Writing a C++ wrapper for a C library

stripes picture stripes · May 3, 2010 · Viewed 10k times · Source

I have a legacy C library, written in an OO type form. Typical functions are like:

LIB *lib_new();
void lib_free(LIB *lib);
int lib_add_option(LIB *lib, int flags);
void lib_change_name(LIB *lib, char *name);

I'd like to use this library in my C++ program, so I'm thinking a C++ wrapper is required. The above would all seem to map to something like:

class LIB
{
    public:
         LIB();
         ~LIB();
         int add_option(int flags);
         void change_name(char *name);
...
};

I've never written a C++ wrapper round C before, and can't find much advice about it.
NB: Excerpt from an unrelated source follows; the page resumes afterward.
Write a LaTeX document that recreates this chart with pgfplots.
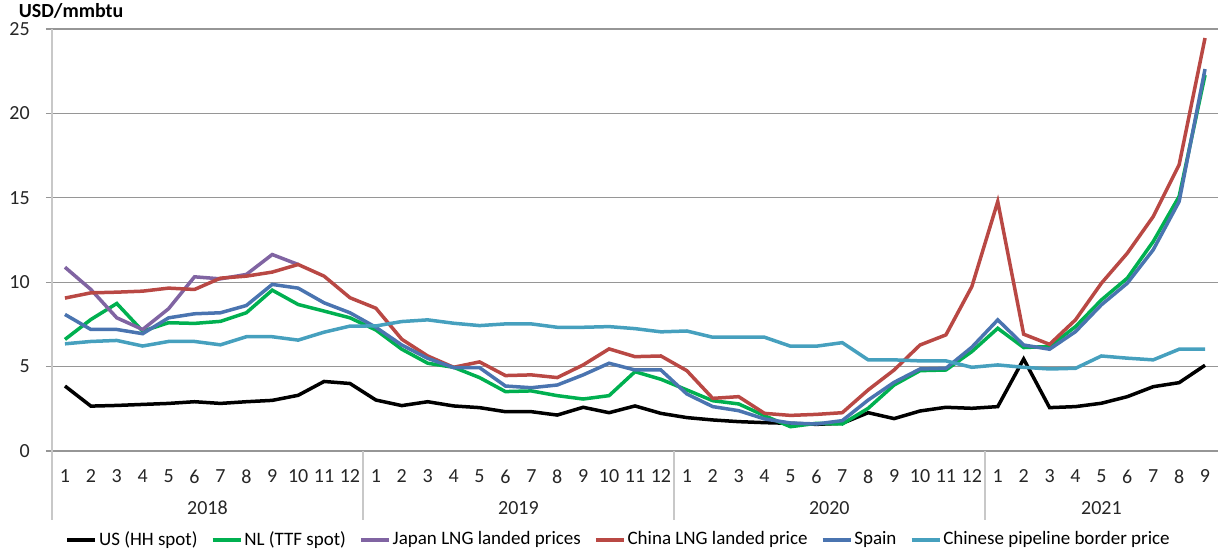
\documentclass[border=0pt]{standalone}
\usepackage{fontspec}
\setmainfont{Carlito}
\usepackage{pgfplots}
\usepackage{pgfplotstable}
\pgfplotsset{compat=1.18}
\definecolor{cNL}{RGB}{0,176,80}
\definecolor{cJP}{RGB}{128,100,162}
\definecolor{cCN}{RGB}{185,72,68}
\definecolor{cES}{RGB}{74,116,176}
\definecolor{cPP}{RGB}{70,160,190}
\definecolor{gridc}{RGB}{150,150,150}
\definecolor{axc}{RGB}{200,200,200}

\pgfplotstableread{
m us nl cn es pp
1 3.85 6.61 9.06 8.09 6.35
2 2.66 7.79 9.37 7.20 6.49
3 2.70 8.74 9.41 7.20 6.55
4 2.76 7.10 9.47 6.95 6.22
5 2.82 7.60 9.65 7.89 6.49
6 2.92 7.56 9.57 8.13 6.49
7 2.82 7.68 10.24 8.19 6.29
8 2.92 8.19 10.36 8.62 6.77
9 3.00 9.53 10.60 9.87 6.77
10 3.30 8.68 11.05 9.65 6.57
11 4.12 8.29 10.36 8.78 7.04
12 4.00 7.89 9.08 8.19 7.40
13 3.02 7.17 8.46 7.33 7.41
14 2.69 6.03 6.62 6.28 7.67
15 2.92 5.20 5.63 5.49 7.77
16 2.67 4.96 4.96 4.94 7.57
17 2.57 4.35 5.28 4.94 7.43
18 2.33 3.52 4.47 3.85 7.53
19 2.33 3.56 4.51 3.75 7.53
20 2.13 3.28 4.35 3.91 7.33
21 2.59 3.08 5.10 4.51 7.33
22 2.27 3.28 6.05 5.20 7.37
23 2.67 4.70 5.59 4.80 7.25
24 2.23 4.25 5.63 4.80 7.06
25 1.98 3.62 4.76 3.38 7.11
26 1.84 2.98 3.12 2.63 6.74
27 1.74 2.79 3.22 2.39 6.74
28 1.68 2.09 2.23 1.90 6.74
29 1.64 1.44 2.11 1.66 6.21
30 1.58 1.64 2.17 1.60 6.21
31 1.64 1.60 2.27 1.80 6.42
32 2.27 2.53 3.62 3.02 5.40
33 1.92 3.91 4.80 4.07 5.40
34 2.37 4.76 6.28 4.86 5.34
35 2.59 4.80 6.88 4.90 5.34
36 2.53 5.89 9.74 6.15 4.96
37 2.63 7.27 14.78 7.77 5.10
38 5.45 6.13 6.92 6.28 4.96
39 2.57 6.19 6.32 6.03 4.86
40 2.63 7.37 7.77 7.07 4.90
41 2.83 8.95 9.94 8.66 5.63
42 3.22 10.24 11.72 9.94 5.50
43 3.81 12.41 13.89 11.92 5.40
44 4.05 15.08 16.96 14.78 6.03
45 5.08 22.27 24.47 22.63 6.03
}\data

\pgfplotstableread{
m jp
1 10.89
2 9.57
3 7.89
4 7.20
5 8.43
6 10.32
7 10.20
8 10.46
9 11.64
10 11.05
}\japan

\begin{document}
\begin{tikzpicture}
\begin{axis}[
  scale only axis, width=466.4pt, height=168.8pt,
  at={(0,0)}, anchor=south west,
  clip=false,
  xmin=0.5, xmax=45.5, ymin=0, ymax=25,
  axis lines=left, axis line style={-},
  x axis line style={draw=gridc, line width=0.5pt},
  y axis line style={draw=axc, line width=1pt},
  ytick={0,5,...,25},
  xtick={1,...,45},
  xticklabels={1,2,3,4,5,6,7,8,9,10,11,12,1,2,3,4,5,6,7,8,9,10,11,12,1,2,3,4,5,6,7,8,9,10,11,12,1,2,3,4,5,6,7,8,9},
  x tick style={draw=none},
  tick align=outside,
  major tick length=2.4pt,
  y tick style={draw=gridc, line width=0.5pt},
  ymajorgrids,
  grid style={draw=gridc, line width=0.5pt},
  /pgf/number format/assume math mode=true,
  tick label style={font=\fontsize{8}{9}\selectfont, text=black!85},
  xticklabel style={yshift=-1.5pt},
  yticklabel style={xshift=-3pt},
  legend columns=6,
  legend style={at={(0.486,-0.211)}, anchor=center, draw=none, fill=none,
    font=\fontsize{7.6}{9}\selectfont, column sep=0pt, inner sep=0pt,
    nodes={inner sep=0.8pt},
    /tikz/every even column/.append style={column sep=4.5pt}},
  legend image code/.code={\draw[#1] (0pt,0pt) -- (11.2pt,0pt);},
  every axis plot/.append style={line width=1.4pt, mark=none},
]
\addplot[black] table[x=m,y=us] {\data};
\addlegendentry{US (HH spot)}
\addplot[cNL] table[x=m,y=nl] {\data};
\addlegendentry{NL (TTF spot)}
\addplot[cJP] table[x=m,y=jp] {\japan};
\addlegendentry{Japan LNG landed prices}
\addplot[cCN] table[x=m,y=cn] {\data};
\addlegendentry{China LNG landed price}
\addplot[cES] table[x=m,y=es] {\data};
\addlegendentry{Spain}
\addplot[cPP] table[x=m,y=pp] {\data};
\addlegendentry{Chinese pipeline border price}

\draw[axc, line width=0.8pt] (axis cs:0.5,0) -- ++(0pt,-27.6pt);
\draw[axc, line width=0.8pt] (axis cs:12.5,0) -- ++(0pt,-27.6pt);
\draw[axc, line width=0.8pt] (axis cs:24.5,0) -- ++(0pt,-27.6pt);
\draw[axc, line width=0.8pt] (axis cs:36.5,0) -- ++(0pt,-27.6pt);
\node[font=\fontsize{8}{9}\selectfont, text=black!85, yshift=-22.8pt] at (axis cs:6.5,0) {2018};
\node[font=\fontsize{8}{9}\selectfont, text=black!85, yshift=-22.8pt] at (axis cs:18.5,0) {2019};
\node[font=\fontsize{8}{9}\selectfont, text=black!85, yshift=-22.8pt] at (axis cs:30.5,0) {2020};
\node[font=\fontsize{8}{9}\selectfont, text=black!85, yshift=-22.8pt] at (axis cs:41,0) {2021};
\node[anchor=west, font=\bfseries\fontsize{8}{9}\selectfont, xshift=-16.8pt, yshift=7.2pt] at (rel axis cs:0,1) {USD/mmbtu};
\end{axis}
\pgfresetboundingbox
\path[use as bounding box] (-20.8pt,-40.4pt) rectangle (466.8pt,180.4pt);
\end{tikzpicture}
\end{document}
Is this a good/typical/sensible approach to creating a C++/C wrapper?

Answer

anon picture anon · May 3, 2010

A C++ wrapper is not required - you can simply call the C functions from your C++ code. IMHO, it's best not to wrap C code - if you want to turn it into C++ code - fine, but do a complete re-write.

Practically, assuming your C functions are declared in a file called myfuncs.h then in your C++ code you will want to include them like this:

extern "C" {
   #include "myfuncs.h"
}

in order to give them C linkage when compiled with the C++ compiler.